Is the Stanford-Cal rivalry actually playful? 

Nov. 19, 2024, 12:08 a.m.

It’s the year 1960, and you are a Stanford student walking to lecture on a crisp morning. Suddenly, you hear a rustle from above. The leaves? Maybe a squirrel? When you look up, your eyesight is flooded with a blitz of leaflets falling from the sky. Close to 10,000 papers litter the Stanford campus. You reach down, pick one up and read the bolded text: SURRENDER.

There could only be one possible culprit: UC Berkeley. 

While most Big Game weeks do not feature a Cal fraternity renting a plane and showering Stanford with intimidating pamphlets, demanding the University to “surrender,” the decades-long rivalry has endured many eras. For example, also in 1960, when Stanford students allegedly stole the coveted “Axe” trophy from a Cal safe, a Stanford student was stripped of their clothing and the Stanford student body president was battered with cans of beer. Without a doubt, the rivalry was fierce. 

Recently, however, some have noted that the famed rivalry has grown soft. Peter Hartlaub of the San Francisco Chronicle cited the switch to the Atlantic Coast Conference (ACC), which he said is a reason for a newfound solidarity and a cooling of tensions amongst the universities. While the football side of the rivalry has softened, other aspects have only escalated. For instance, when searching stanfordrejects.com, the browser redirects you to Cal’s official website. 

This competition between college prestige has turned a football rivalry into something deeper. As acceptance rates to elite universities like Stanford and Cal continue to decline, the fever around college prestigiousness has only soared. Stanford students frequently shout “safety school” towards Cal at the Big Game, and one can only hypothesize that these comments may nettle Cal students a bit more than before.

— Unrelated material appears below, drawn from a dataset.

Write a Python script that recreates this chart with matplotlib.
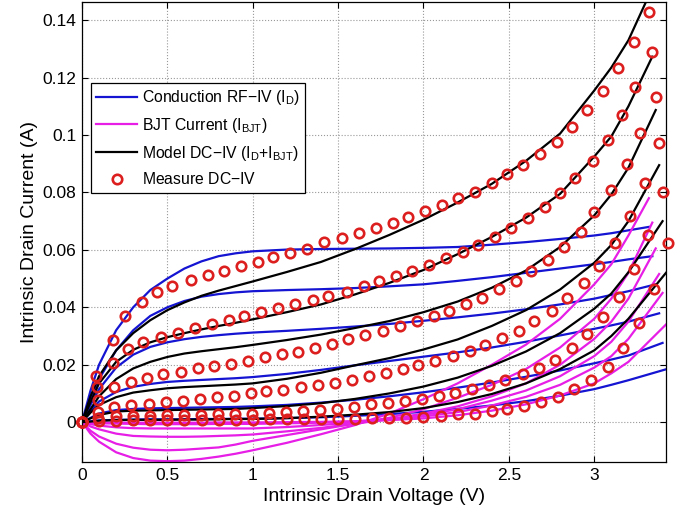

Every student at Stanford or Cal understands they attend a renowned college, and for many it is this selectivity that led them to accept their admittance letter. The influence of this rivalry on either university’s prestige subliminally challenges many students’ decision to apply or commit. It certainly carries more weight than a football team losing a single game. From personal experience, one of my high school teachers — who did not even attend Cal, but was a fan of the athletics program — called me a “pussy” from afar after I committed to Stanford in the spring. I laughed at his brash humor, though the comment raises an interesting question: How playful is the Stanford-Cal rivalry? And where do students draw the line between seriousness and fun? 

Allegedly, when Stanford was constructing Hoover Tower, the University inquired about the height of Cal’s tower, the Campanile. Cal responded with a fake measurement to ensure that the Campanile would remain the tallest. While there appears to be nothing genuinely hateful about the rivalry’s history of “tricks,” the fact that one of them directed the architecture of Stanford’s most recognizable landmark must be more serious than taunting chants at a football game. 

Another recent development has also intensified the rivalry. In the last several years, both universities have become well-known for their “start-up” cultures. Most students at Stanford and Cal are not football players; many more of them want to be start-up founders. So, has the rivalry trickled into this professional arena? 

Kia Kokalitcheva, a San Francisco based technology and business reporter at Axios, wrote for VentureBeat in 2014 about her disappointment, as her alma mater, UC Berkeley, “lag[s] behind” Stanford’s start-up success. That year, Cal announced millions of funding to invest in startups, which Kokalitcheva said was the school’s attempt to “catch up” with Stanford . If the football rivalry is indeed dying out, maybe both schools will no longer duel at Cal or Stanford stadium but instead in this new “startup arena.” 

With the rivalry now permeating these professional spheres, has it become more serious? It is reasonable to assume professional reputation is chief for many students at Stanford, and matters more to these students than the record of football or other athletics. The new additions of college prestige and startup success to the Stanford-Cal rivalry undoubtedly carry darker undertones. However, if a bit of real competition pushes both universities’ athletics and academics to improve, that’s a rivalry worth having.